Secondary schools’ meager budgets, as well as the low salaries of teachers, have contributed to pervasive corruption, low teacher motivation, a brain drain of talented educators, and poor quality textbooks in Kazakh schools.

A lack of funds may have also have been behind the decision to postpone the start of an ambitious plan to shift from an 11-year to a 12-year system of secondary education — key to fulfilling the government’s plans to move closer to Western practices. Pedagogical universities have reportedly not even begun preparing teachers for the new system. Samotokina at Almaty City Hall cited a lack of official guidelines and new teaching materials geared to the 12-year system as the chief causes of the delay.

However, the lack of money is not the only factor behind the slow rate of progress in Kazakh schools, in the eyes of some education experts.

“Reform of the secondary school system is crucially important,” said Saule Kalikova, director of the Education Analysis Center at the Almaty-based Bilim (Knowledge) Foundation. “The state has made a commitment to complete this reform, which would allow us to integrate into international educational developments, but the process is lagging behind, because the local authorities are in charge of implementation on-the-ground, and it is hard to monitor what’s happening at this level.”

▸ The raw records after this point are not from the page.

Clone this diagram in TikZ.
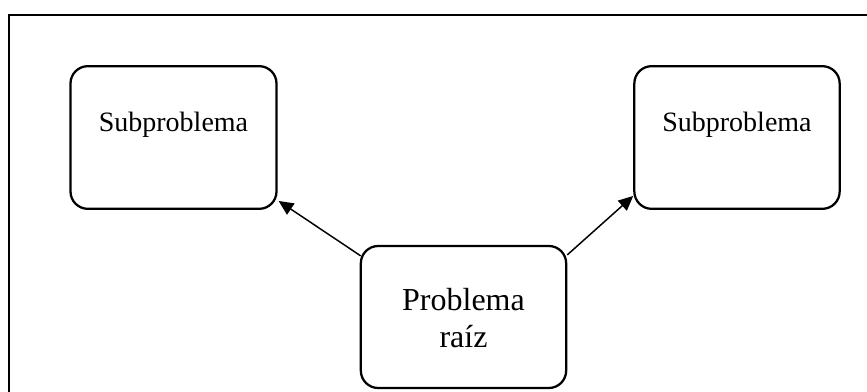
\documentclass[tikz,border=0pt]{standalone}
\usepackage{fontspec}
\setmainfont{Liberation Serif}
\usetikzlibrary{arrows.meta,calc}
\tikzset{
  box/.style={draw, line width=1.7pt, rounded corners=13pt, inner sep=0pt},
  subtext/.style={font=\fontsize{21}{25}\selectfont, inner sep=0pt},
  roottext/.style={font=\fontsize{24}{28}\selectfont, inner sep=0pt, align=center},
  conn/.style={line width=1.1pt, -{Triangle[length=11pt,width=10pt]}},
  frame/.style={line width=1.6pt}
}
\begin{document}
\begin{tikzpicture}[x=0.75pt,y=-0.75pt]
\useasboundingbox (0,0) rectangle (867,392);
\coordinate (fb) at (9,393);
\coordinate (fc) at (9,15);
\coordinate (fr) at (868,15);
\draw[frame] (fb) -- (fc) -- (fr);
\node[box, minimum width=154.5pt, minimum height=107pt] (left) at (173.5,137.5) {};
\node[box, minimum width=154pt, minimum height=107pt] (right) at (737,137.5) {};
\node[box, minimum width=154pt, minimum height=106.5pt] (root) at (463.5,317) {};
\node[subtext] (lt) at (173.5,125) {Subproblema};
\node[subtext] (rt) at (737,125) {Subproblema};
\node[roottext] (rtx) at (463.5,318) {Problema\\raíz};
\draw[conn] ($(root.north west)+(1,11)$) -- ($(left.south east)+(1,-9)$);
\draw[conn] ($(root.north east)+(0,10)$) -- ($(right.south west)+(0,-14)$);
\end{tikzpicture}
\end{document}
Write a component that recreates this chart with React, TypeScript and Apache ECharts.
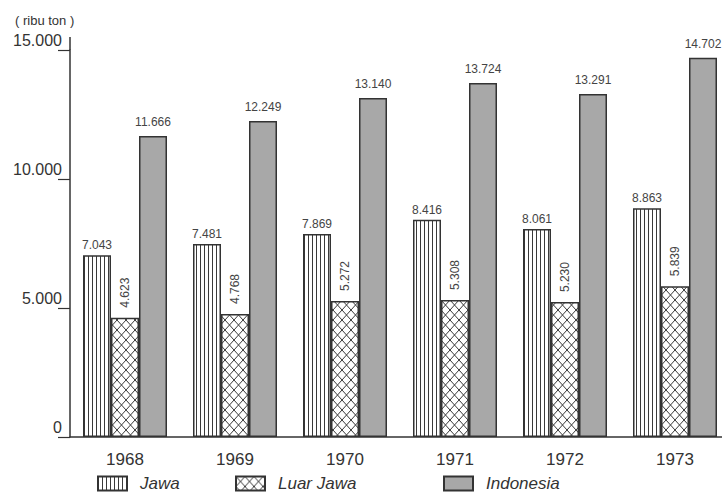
import React, { useEffect, useRef } from 'react';
import * as echarts from 'echarts';

const years = ['1968', '1969', '1970', '1971', '1972', '1973'];
const jawa = [7043, 7481, 7869, 8416, 8061, 8863];
const luarJawa = [4623, 4768, 5272, 5308, 5230, 5839];
const indonesia = [11666, 12249, 13140, 13724, 13291, 14702];
const seriesNames = ['Jawa', 'Luar Jawa', 'Indonesia'];
const unitLabel = '( ribu ton )';

const FONT = '"Liberation Sans", Arial, sans-serif';
const INK = '#333333';

function fmt(v: number): string {
  return String(v).replace(/\B(?=(\d{3})+(?!\d))/g, '.');
}

function verticalPattern(): HTMLCanvasElement {
  const c = document.createElement('canvas');
  c.width = 4;
  c.height = 4;
  const g = c.getContext('2d')!;
  g.fillStyle = '#ffffff';
  g.fillRect(0, 0, 4, 4);
  g.fillStyle = '#3a3a3a';
  g.fillRect(0, 0, 1, 4);
  return c;
}

function crossPattern(): HTMLCanvasElement {
  const w = 9, h = 10;
  const c = document.createElement('canvas');
  c.width = w;
  c.height = h;
  const g = c.getContext('2d')!;
  g.fillStyle = '#ffffff';
  g.fillRect(0, 0, w, h);
  g.strokeStyle = '#3a3a3a';
  g.lineWidth = 1;
  g.beginPath();
  g.moveTo(0, 0);
  g.lineTo(w, h);
  g.moveTo(w, 0);
  g.lineTo(0, h);
  g.stroke();
  return c;
}

export default function App() {
  const ref = useRef<HTMLDivElement>(null);

  useEffect(() => {
    document.body.style.margin = '0';
    document.body.style.overflow = 'hidden';
    if (!ref.current) return;
    const chart = echarts.init(ref.current, null, { renderer: 'svg' });
    const jawaFill: any = { image: verticalPattern(), repeat: 'repeat' };
    const luarFill: any = { image: crossPattern(), repeat: 'repeat' };
    const indoFill = '#a8a8a8';

    const baseLabel = {
      show: true,
      position: 'top' as const,
      fontFamily: FONT,
      fontSize: 12,
      color: '#444',
      formatter: (p: any) => fmt(p.value),
    };
    const itemStyleFor = (color: any) => ({
      color,
      borderColor: INK,
      borderWidth: 1.5,
    });

    const legendCommon = {
      top: 475,
      icon: 'rect',
      itemWidth: 29,
      itemHeight: 14,
      padding: 0,
      textStyle: {
        fontFamily: FONT,
        fontSize: 17,
        fontStyle: 'italic' as const,
        color: INK,
        padding: [0, 0, 0, 8],
      },
      selectedMode: false,
    };

    chart.setOption({
      animation: false,
      backgroundColor: '#ffffff',
      title: {
        text: unitLabel,
        left: 10,
        top: 9,
        textStyle: { fontFamily: FONT, fontSize: 13, fontWeight: 'normal', color: INK },
      },
      legend: [
        { ...legendCommon, left: 97, data: [seriesNames[0]] },
        { ...legendCommon, left: 235, data: [seriesNames[1]] },
        { ...legendCommon, left: 443, data: [seriesNames[2]] },
      ],
      grid: { left: 70, width: 660, top: 50, bottom: 58, containLabel: false },
      graphic: [
        {
          type: 'line',
          shape: { x1: 70, y1: 37, x2: 70, y2: 50 },
          style: { stroke: INK, lineWidth: 1.5 },
        },
      ],
      xAxis: {
        type: 'category',
        data: years,
        axisLine: { lineStyle: { color: INK, width: 1.5 } },
        axisTick: { show: false },
        axisLabel: { fontFamily: FONT, fontSize: 17, color: INK, margin: 14 },
      },
      yAxis: {
        type: 'value',
        min: 0,
        max: 15000,
        interval: 5000,
        splitLine: { show: false },
        axisLine: { show: true, lineStyle: { color: INK, width: 1.5 } },
        axisTick: { show: true, length: 12, lineStyle: { color: INK, width: 1.2 } },
        axisLabel: {
          fontFamily: FONT,
          fontSize: 16,
          color: INK,
          margin: 8,
          verticalAlign: 'bottom',
          padding: [0, 0, 2, 0],
          formatter: (v: number) => fmt(v),
        },
      },
      series: [
        {
          name: seriesNames[0],
          type: 'bar',
          data: jawa,
          barWidth: 28,
          barGap: '0%',
          itemStyle: itemStyleFor(jawaFill),
          label: { ...baseLabel, distance: 4 },
        },
        {
          name: seriesNames[1],
          type: 'bar',
          data: luarJawa,
          barWidth: 28,
          barGap: '0%',
          itemStyle: itemStyleFor(luarFill),
          label: {
            ...baseLabel,
            rotate: 90,
            align: 'left',
            verticalAlign: 'middle',
            distance: 10,
          },
        },
        {
          name: seriesNames[2],
          type: 'bar',
          data: indonesia,
          barWidth: 28,
          barGap: '0%',
          itemStyle: itemStyleFor(indoFill),
          label: { ...baseLabel, distance: 8 },
        },
      ],
    });
    return () => chart.dispose();
  }, []);

  return (
    <div style={{ position: 'fixed', left: 0, top: 0, width: 722, height: 495, overflow: 'hidden' }}>
      <div ref={ref} style={{ width: 732, height: 495 }} />
    </div>
  );
}
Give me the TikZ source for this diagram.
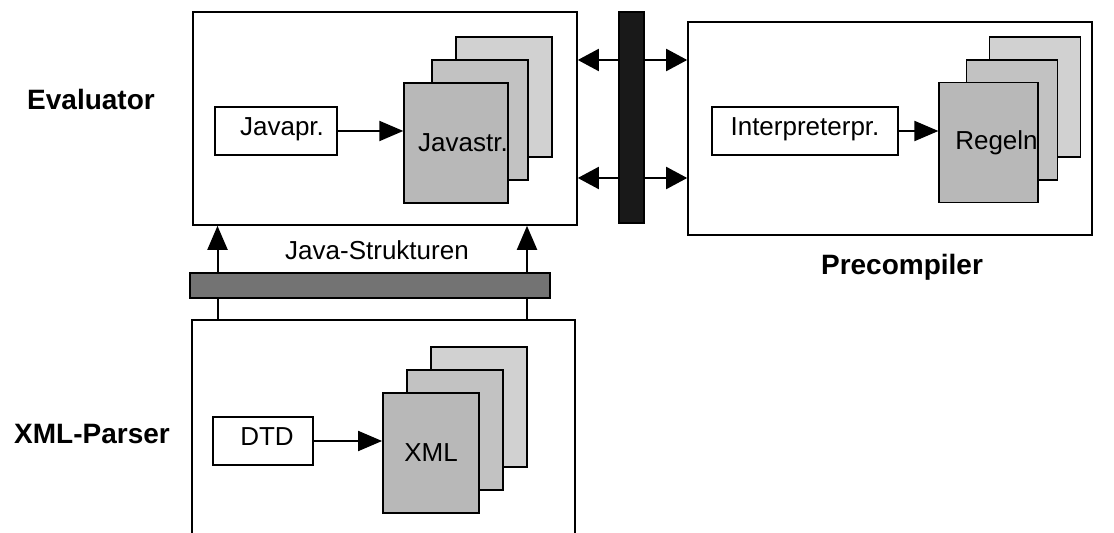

Zhanibek Khassan, Program Officer for the Kazakhstan Revenue Watch program of the Soros Foundation-Kazakhstan says that, in spite of increased funding, education standards in Kazakhstan will continue to slip. “The main reason for this is ineffective and non-transparent use of funds,” Khassan argues, pointing to school principals’ lack of managerial skills and the absence of monitoring and analysis on the part of the Ministry of Education. “It is virtually impossible to trace the movement of money – what are schools’ real needs, how much is being applied for and received, and how those funds are being spent at all levels.”